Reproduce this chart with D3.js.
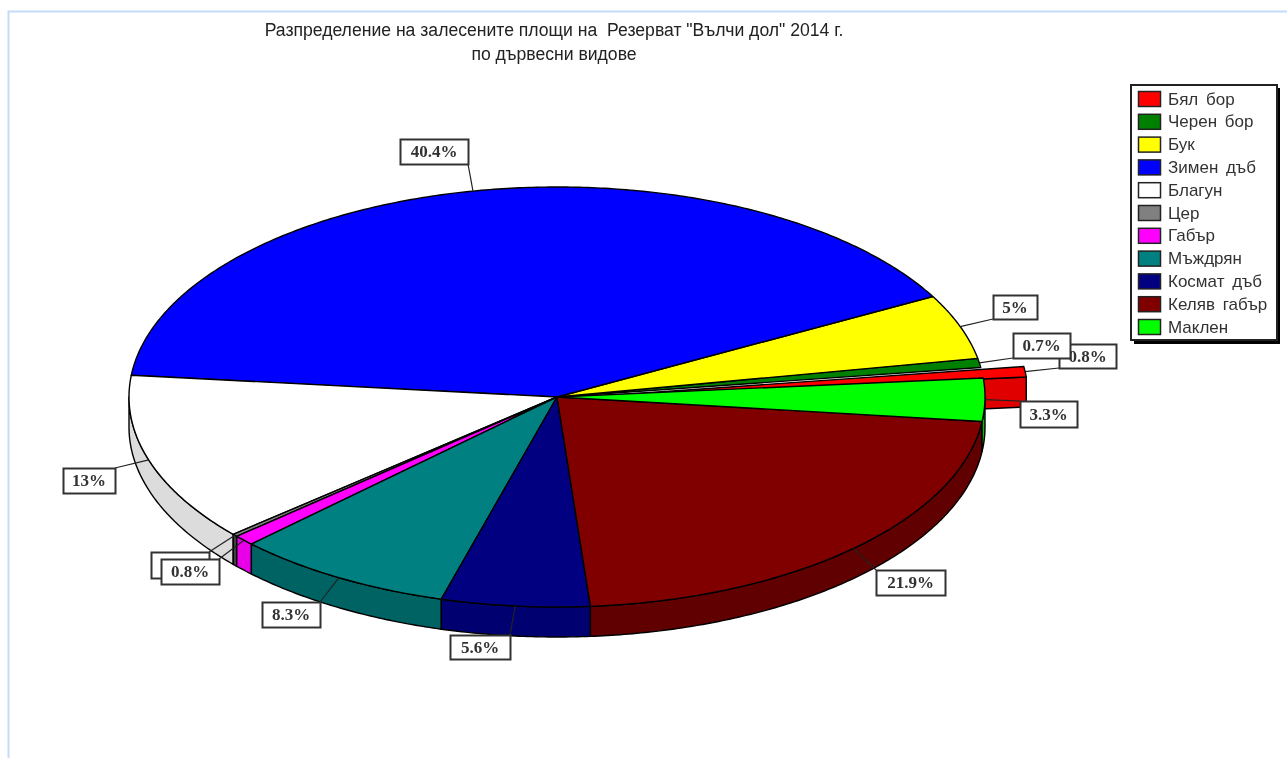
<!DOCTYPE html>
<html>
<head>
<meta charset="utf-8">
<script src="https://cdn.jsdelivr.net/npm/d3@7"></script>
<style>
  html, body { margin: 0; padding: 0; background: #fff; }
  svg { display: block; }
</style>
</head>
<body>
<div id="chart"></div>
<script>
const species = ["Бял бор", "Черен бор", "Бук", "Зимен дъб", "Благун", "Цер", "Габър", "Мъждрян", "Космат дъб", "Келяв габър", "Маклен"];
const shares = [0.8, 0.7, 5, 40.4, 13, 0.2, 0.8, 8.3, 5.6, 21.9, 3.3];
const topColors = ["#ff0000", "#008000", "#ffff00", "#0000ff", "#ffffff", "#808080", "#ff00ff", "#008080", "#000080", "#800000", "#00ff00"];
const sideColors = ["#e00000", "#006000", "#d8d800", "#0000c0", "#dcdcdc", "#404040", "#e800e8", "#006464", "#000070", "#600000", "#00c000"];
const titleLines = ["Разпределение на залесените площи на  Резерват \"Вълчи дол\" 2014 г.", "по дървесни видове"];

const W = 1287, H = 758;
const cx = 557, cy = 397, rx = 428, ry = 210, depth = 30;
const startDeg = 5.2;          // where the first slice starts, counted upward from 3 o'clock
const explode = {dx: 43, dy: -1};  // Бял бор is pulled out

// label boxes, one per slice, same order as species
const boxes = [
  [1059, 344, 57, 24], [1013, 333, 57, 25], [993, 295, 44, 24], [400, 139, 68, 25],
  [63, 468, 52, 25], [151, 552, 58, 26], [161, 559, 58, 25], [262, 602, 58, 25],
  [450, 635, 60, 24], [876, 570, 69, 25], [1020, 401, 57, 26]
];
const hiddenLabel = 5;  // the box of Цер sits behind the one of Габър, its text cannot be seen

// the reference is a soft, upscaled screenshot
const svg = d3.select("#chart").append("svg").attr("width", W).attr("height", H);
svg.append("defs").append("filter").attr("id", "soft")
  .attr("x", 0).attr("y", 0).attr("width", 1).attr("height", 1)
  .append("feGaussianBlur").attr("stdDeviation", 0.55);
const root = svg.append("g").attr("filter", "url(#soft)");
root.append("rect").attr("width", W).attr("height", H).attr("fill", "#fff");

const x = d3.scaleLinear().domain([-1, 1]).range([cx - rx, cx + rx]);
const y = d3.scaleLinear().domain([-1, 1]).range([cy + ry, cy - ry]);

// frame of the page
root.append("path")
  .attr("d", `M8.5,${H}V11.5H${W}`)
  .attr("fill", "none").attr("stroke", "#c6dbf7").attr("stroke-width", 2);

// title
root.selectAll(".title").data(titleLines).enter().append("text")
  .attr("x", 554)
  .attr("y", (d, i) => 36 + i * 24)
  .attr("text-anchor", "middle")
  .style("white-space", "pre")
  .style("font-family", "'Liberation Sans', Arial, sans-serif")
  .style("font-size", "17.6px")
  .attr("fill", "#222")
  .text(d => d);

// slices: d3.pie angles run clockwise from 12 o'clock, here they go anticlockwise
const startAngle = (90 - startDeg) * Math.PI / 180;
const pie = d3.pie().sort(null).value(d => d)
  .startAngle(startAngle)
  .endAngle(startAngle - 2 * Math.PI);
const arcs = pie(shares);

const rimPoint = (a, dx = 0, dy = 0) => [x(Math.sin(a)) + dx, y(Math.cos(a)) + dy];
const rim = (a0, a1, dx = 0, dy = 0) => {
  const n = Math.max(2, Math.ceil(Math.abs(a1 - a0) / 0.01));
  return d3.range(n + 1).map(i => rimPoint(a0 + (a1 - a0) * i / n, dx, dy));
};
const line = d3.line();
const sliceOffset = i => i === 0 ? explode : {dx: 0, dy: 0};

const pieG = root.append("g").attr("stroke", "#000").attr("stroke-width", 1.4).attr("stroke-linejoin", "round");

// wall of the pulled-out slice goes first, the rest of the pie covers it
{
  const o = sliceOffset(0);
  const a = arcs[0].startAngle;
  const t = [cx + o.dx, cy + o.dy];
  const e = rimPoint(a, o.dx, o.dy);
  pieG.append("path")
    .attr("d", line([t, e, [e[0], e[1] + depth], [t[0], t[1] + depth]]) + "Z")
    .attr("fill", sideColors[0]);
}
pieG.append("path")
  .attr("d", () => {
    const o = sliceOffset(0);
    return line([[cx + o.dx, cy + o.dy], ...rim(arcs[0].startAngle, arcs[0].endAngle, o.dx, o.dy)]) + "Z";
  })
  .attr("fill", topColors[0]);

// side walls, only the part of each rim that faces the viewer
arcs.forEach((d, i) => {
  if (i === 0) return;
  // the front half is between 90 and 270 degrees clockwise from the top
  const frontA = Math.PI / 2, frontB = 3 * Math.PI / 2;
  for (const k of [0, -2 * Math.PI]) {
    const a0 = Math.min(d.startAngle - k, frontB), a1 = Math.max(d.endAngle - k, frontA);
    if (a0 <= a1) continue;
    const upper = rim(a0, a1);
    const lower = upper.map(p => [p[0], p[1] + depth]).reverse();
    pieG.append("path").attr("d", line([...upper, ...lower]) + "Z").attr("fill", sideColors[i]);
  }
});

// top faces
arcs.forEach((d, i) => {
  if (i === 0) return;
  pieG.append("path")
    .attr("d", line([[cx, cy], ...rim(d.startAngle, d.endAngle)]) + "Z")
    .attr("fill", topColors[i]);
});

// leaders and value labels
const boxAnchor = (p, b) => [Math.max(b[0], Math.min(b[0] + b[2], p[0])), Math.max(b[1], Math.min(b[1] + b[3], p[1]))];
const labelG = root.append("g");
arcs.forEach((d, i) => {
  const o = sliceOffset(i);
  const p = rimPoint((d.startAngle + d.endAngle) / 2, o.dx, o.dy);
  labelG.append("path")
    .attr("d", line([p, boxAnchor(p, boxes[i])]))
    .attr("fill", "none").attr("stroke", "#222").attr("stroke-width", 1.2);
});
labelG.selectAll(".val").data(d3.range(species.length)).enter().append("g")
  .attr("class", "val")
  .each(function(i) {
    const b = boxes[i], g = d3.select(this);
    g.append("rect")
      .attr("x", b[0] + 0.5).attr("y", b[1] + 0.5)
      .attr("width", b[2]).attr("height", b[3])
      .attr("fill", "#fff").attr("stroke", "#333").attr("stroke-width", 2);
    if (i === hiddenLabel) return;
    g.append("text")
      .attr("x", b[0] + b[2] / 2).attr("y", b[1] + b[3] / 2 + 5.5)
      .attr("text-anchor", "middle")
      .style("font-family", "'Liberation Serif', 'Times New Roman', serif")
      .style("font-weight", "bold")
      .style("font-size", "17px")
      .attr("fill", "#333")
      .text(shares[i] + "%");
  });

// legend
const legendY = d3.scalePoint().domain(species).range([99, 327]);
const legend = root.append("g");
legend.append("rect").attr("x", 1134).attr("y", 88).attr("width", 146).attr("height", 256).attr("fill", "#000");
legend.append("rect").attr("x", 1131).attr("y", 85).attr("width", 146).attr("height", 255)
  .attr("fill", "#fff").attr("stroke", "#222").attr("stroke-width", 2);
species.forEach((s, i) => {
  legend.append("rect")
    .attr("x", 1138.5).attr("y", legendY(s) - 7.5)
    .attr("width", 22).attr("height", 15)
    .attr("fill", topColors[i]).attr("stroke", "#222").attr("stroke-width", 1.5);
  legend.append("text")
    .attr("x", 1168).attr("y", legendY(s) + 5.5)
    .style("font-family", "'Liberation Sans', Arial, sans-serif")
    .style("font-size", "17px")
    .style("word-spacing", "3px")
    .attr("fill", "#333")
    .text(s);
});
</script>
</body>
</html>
★ ★ ★ ★
### Written problem
Copy the data character for character, but drop all pictures from the copy.

### Task result
Reproduce this chart with D3.js.
<!DOCTYPE html>
<html>
<head>
<meta charset="utf-8">
<script src="https://cdn.jsdelivr.net/npm/d3@7"></script>
<style>
  html, body { margin: 0; padding: 0; background: #fff; }
  svg { display: block; }
</style>
</head>
<body>
<div id="chart"></div>
<script>
const species = ["Бял бор", "Черен бор", "Бук", "Зимен дъб", "Благун", "Цер", "Габър", "Мъждрян", "Космат дъб", "Келяв габър", "Маклен"];
const shares = [0.8, 0.7, 5, 40.4, 13, 0.2, 0.8, 8.3, 5.6, 21.9, 3.3];
const topColors = ["#ff0000", "#008000", "#ffff00", "#0000ff", "#ffffff", "#808080", "#ff00ff", "#008080", "#000080", "#800000", "#00ff00"];
const sideColors = ["#e00000", "#006000", "#d8d800", "#0000c0", "#dcdcdc", "#404040", "#e800e8", "#006464", "#000070", "#600000", "#00c000"];
const titleLines = ["Разпределение на залесените площи на  Резерват \"Вълчи дол\" 2014 г.", "по дървесни видове"];

const W = 1287, H = 758;
const cx = 557, cy = 397, rx = 428, ry = 210, depth = 30;
const startDeg = 5.2;          // where the first slice starts, counted upward from 3 o'clock
const explode = {dx: 43, dy: -1};  // Бял бор is pulled out

// label boxes, one per slice, same order as species
const boxes = [
  [1059, 344, 57, 24], [1013, 333, 57, 25], [993, 295, 44, 24], [400, 139, 68, 25],
  [63, 468, 52, 25], [151, 552, 58, 26], [161, 559, 58, 25], [262, 602, 58, 25],
  [450, 635, 60, 24], [876, 570, 69, 25], [1020, 401, 57, 26]
];
const hiddenLabel = 5;  // the box of Цер sits behind the one of Габър, its text cannot be seen

// the reference is a soft, upscaled screenshot
const svg = d3.select("#chart").append("svg").attr("width", W).attr("height", H);
svg.append("defs").append("filter").attr("id", "soft")
  .attr("x", 0).attr("y", 0).attr("width", 1).attr("height", 1)
  .append("feGaussianBlur").attr("stdDeviation", 0.55);
const root = svg.append("g").attr("filter", "url(#soft)");
root.append("rect").attr("width", W).attr("height", H).attr("fill", "#fff");

const x = d3.scaleLinear().domain([-1, 1]).range([cx - rx, cx + rx]);
const y = d3.scaleLinear().domain([-1, 1]).range([cy + ry, cy - ry]);

// frame of the page
root.append("path")
  .attr("d", `M8.5,${H}V11.5H${W}`)
  .attr("fill", "none").attr("stroke", "#c6dbf7").attr("stroke-width", 2);

// title
root.selectAll(".title").data(titleLines).enter().append("text")
  .attr("x", 554)
  .attr("y", (d, i) => 36 + i * 24)
  .attr("text-anchor", "middle")
  .style("white-space", "pre")
  .style("font-family", "'Liberation Sans', Arial, sans-serif")
  .style("font-size", "17.6px")
  .attr("fill", "#222")
  .text(d => d);

// slices: d3.pie angles run clockwise from 12 o'clock, here they go anticlockwise
const startAngle = (90 - startDeg) * Math.PI / 180;
const pie = d3.pie().sort(null).value(d => d)
  .startAngle(startAngle)
  .endAngle(startAngle - 2 * Math.PI);
const arcs = pie(shares);

const rimPoint = (a, dx = 0, dy = 0) => [x(Math.sin(a)) + dx, y(Math.cos(a)) + dy];
const rim = (a0, a1, dx = 0, dy = 0) => {
  const n = Math.max(2, Math.ceil(Math.abs(a1 - a0) / 0.01));
  return d3.range(n + 1).map(i => rimPoint(a0 + (a1 - a0) * i / n, dx, dy));
};
const line = d3.line();
const sliceOffset = i => i === 0 ? explode : {dx: 0, dy: 0};

const pieG = root.append("g").attr("stroke", "#000").attr("stroke-width", 1.4).attr("stroke-linejoin", "round");

// wall of the pulled-out slice goes first, the rest of the pie covers it
{
  const o = sliceOffset(0);
  const a = arcs[0].startAngle;
  const t = [cx + o.dx, cy + o.dy];
  const e = rimPoint(a, o.dx, o.dy);
  pieG.append("path")
    .attr("d", line([t, e, [e[0], e[1] + depth], [t[0], t[1] + depth]]) + "Z")
    .attr("fill", sideColors[0]);
}
pieG.append("path")
  .attr("d", () => {
    const o = sliceOffset(0);
    return line([[cx + o.dx, cy + o.dy], ...rim(arcs[0].startAngle, arcs[0].endAngle, o.dx, o.dy)]) + "Z";
  })
  .attr("fill", topColors[0]);

// side walls, only the part of each rim that faces the viewer
arcs.forEach((d, i) => {
  if (i === 0) return;
  // the front half is between 90 and 270 degrees clockwise from the top
  const frontA = Math.PI / 2, frontB = 3 * Math.PI / 2;
  for (const k of [0, -2 * Math.PI]) {
    const a0 = Math.min(d.startAngle - k, frontB), a1 = Math.max(d.endAngle - k, frontA);
    if (a0 <= a1) continue;
    const upper = rim(a0, a1);
    const lower = upper.map(p => [p[0], p[1] + depth]).reverse();
    pieG.append("path").attr("d", line([...upper, ...lower]) + "Z").attr("fill", sideColors[i]);
  }
});

// top faces
arcs.forEach((d, i) => {
  if (i === 0) return;
  pieG.append("path")
    .attr("d", line([[cx, cy], ...rim(d.startAngle, d.endAngle)]) + "Z")
    .attr("fill", topColors[i]);
});

// leaders and value labels
const boxAnchor = (p, b) => [Math.max(b[0], Math.min(b[0] + b[2], p[0])), Math.max(b[1], Math.min(b[1] + b[3], p[1]))];
const labelG = root.append("g");
arcs.forEach((d, i) => {
  const o = sliceOffset(i);
  const p = rimPoint((d.startAngle + d.endAngle) / 2, o.dx, o.dy);
  labelG.append("path")
    .attr("d", line([p, boxAnchor(p, boxes[i])]))
    .attr("fill", "none").attr("stroke", "#222").attr("stroke-width", 1.2);
});
labelG.selectAll(".val").data(d3.range(species.length)).enter().append("g")
  .attr("class", "val")
  .each(function(i) {
    const b = boxes[i], g = d3.select(this);
    g.append("rect")
      .attr("x", b[0] + 0.5).attr("y", b[1] + 0.5)
      .attr("width", b[2]).attr("height", b[3])
      .attr("fill", "#fff").attr("stroke", "#333").attr("stroke-width", 2);
    if (i === hiddenLabel) return;
    g.append("text")
      .attr("x", b[0] + b[2] / 2).attr("y", b[1] + b[3] / 2 + 5.5)
      .attr("text-anchor", "middle")
      .style("font-family", "'Liberation Serif', 'Times New Roman', serif")
      .style("font-weight", "bold")
      .style("font-size", "17px")
      .attr("fill", "#333")
      .text(shares[i] + "%");
  });

// legend
const legendY = d3.scalePoint().domain(species).range([99, 327]);
const legend = root.append("g");
legend.append("rect").attr("x", 1134).attr("y", 88).attr("width", 146).attr("height", 256).attr("fill", "#000");
legend.append("rect").attr("x", 1131).attr("y", 85).attr("width", 146).attr("height", 255)
  .attr("fill", "#fff").attr("stroke", "#222").attr("stroke-width", 2);
species.forEach((s, i) => {
  legend.append("rect")
    .attr("x", 1138.5).attr("y", legendY(s) - 7.5)
    .attr("width", 22).attr("height", 15)
    .attr("fill", topColors[i]).attr("stroke", "#222").attr("stroke-width", 1.5);
  legend.append("text")
    .attr("x", 1168).attr("y", legendY(s) + 5.5)
    .style("font-family", "'Liberation Sans', Arial, sans-serif")
    .style("font-size", "17px")
    .style("word-spacing", "3px")
    .attr("fill", "#333")
    .text(s);
});
</script>
</body>
</html>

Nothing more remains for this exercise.